Hard neck varieties, on the other hand, have bulbs that are smaller, but these bulbs are comprised of more uniformly sized cloves. Hard neck varieties also have a broader range of flavor profiles.
That said, garlic can vary tremendously in flavor with some varieties producing mild cloves and others that are so hot they'll blow your head off.
Here are a few worth considering:
- Purple Glazer Garlic - a mild tasting, easy to peel, hard neck variety.
- Music Garlic - a moderately hot, hard neck variety with high yields.
- Chesnok Red Garlic - a mild strength almost sweet, hard neck garlic that is good for cooking.
- Ontario Purple Trillium garlic - a very strong and very early maturing hard neck.

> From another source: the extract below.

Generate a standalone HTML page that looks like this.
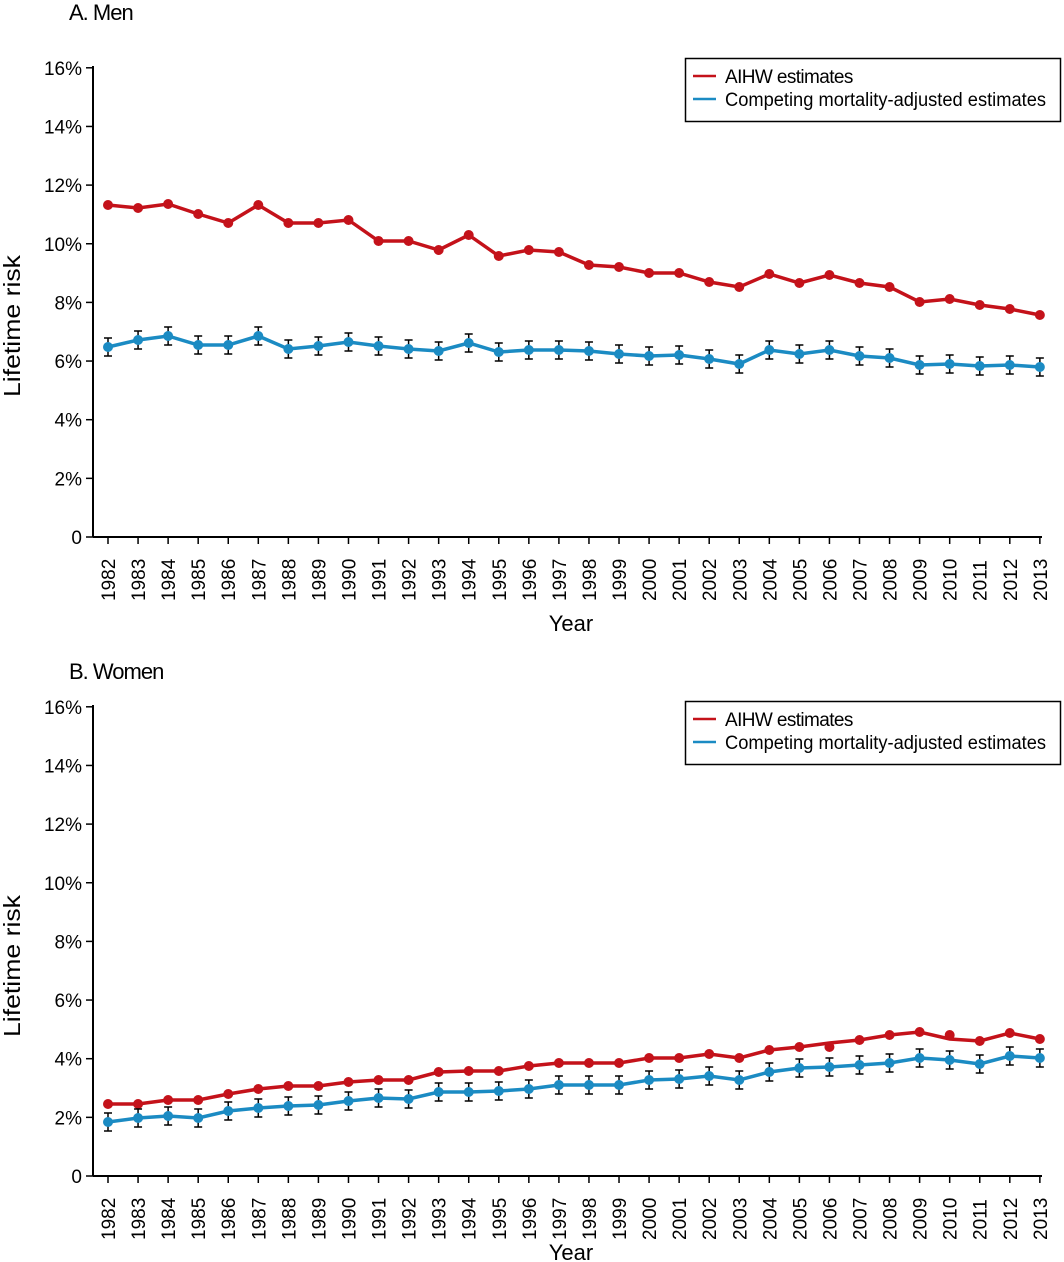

- Italian Loiacono - a mild soft neck variety that stores up to 9 months.
Harvesting
Garlic and Onions planted in the Fall should be ready for
harvest in June or July. Timing really
depends on variety and your location.
The best way to tell when to harvest is to observe for your plants for
clues that it is time to harvest.
Harvest onions when the leaves lose their color and fall
over. Once this occurs, leave the onions
in the ground for another 10 days to allow the onions to reach full
maturity. If possible, harvest onions on
a sunny day since the bulbs will contain less moisture and will store
better. After removing from the ground,
cure in the sun for 1 day to kill the root system of the bulb. This also improves the storage life of your
onions. Then store in a cool, dark and
dry place.
Garlic is a little trickier.
Wait till most of the leaves die back and turn brown, but before all of
the leaves have toppled over as with onions. We recommend testing by harvesting a bulb or two and checking to see if
they are mature. The bulb should be the
appropriate size for the variety you are growing and you should be able to feel
the individual cloves under the outer skin of the bulb. If so, harvest the garlic and then cure in a
dry place for two to four weeks. Longer
for very large bulbs. When storing
garlic, we don't trim the leaves or the roots. We believe this helps preserve them, but there are more opinions on the
best way to cure garlic than there are stars in the sky.